The Bigger Picture: Tariffs in a Globalized Supply Chain

Tariffs may aim to boost domestic production, but they ignore a critical reality: manufacturing today is global.

Juárez’s factories often assemble parts shipped from Asia, North America, and Europe. El Paso’s logistics firms depend on timing and volume. When any node in this system falters, the entire chain suffers.

What’s happening on the U.S.–Mexico border is a cautionary tale for any country rethinking its place in the global trade order. As one executive told us anonymously:

“This isn’t about Mexico versus America. It’s about whether cross-border supply chains can survive political volatility.”


Reader Insight & Action

What do you think: Are tariffs protecting U.S. workers—or isolating the economy?

  • Have you been affected by cross-border trade changes?

  • Do you live or work in a border region and see these changes firsthand?
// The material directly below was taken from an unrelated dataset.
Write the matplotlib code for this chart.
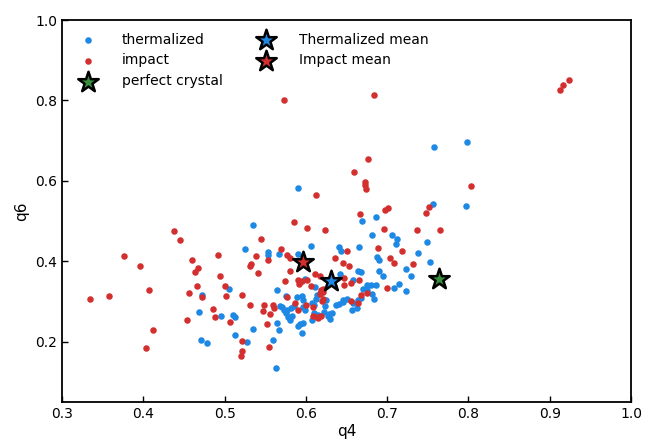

Share your experience in the comments below—and if you found this article valuable, please help us spread the word by sharing it with others. Your voice contributes to smarter conversations around trade, economics, and regional development.


Independent Forecast

As we look ahead, here’s our data-backed forecast for Juárez–El Paso under continued tariff policy:

  • Job losses in Juárez could exceed 18,000 in manufacturing by Q3 2025, if tariffs remain at current levels.

  • El Paso logistics revenue is projected to decline by 12% YoY due to lower freight volumes.

  • Reshoring efforts will likely increase among large U.S. firms, but 80% of small manufacturers in Juárez lack the capital to follow suit.

  • Retail inflation along the border could rise another 3–5% by year-end due to price pass-through effects.

  • Policy pushback is building: Local chambers of commerce and binational coalitions are expected to lobby Washington and Mexico City more aggressively over the next six months.

The storm hasn’t passed—but the path forward will depend on how fast businesses, governments, and communities can innovate under pressure.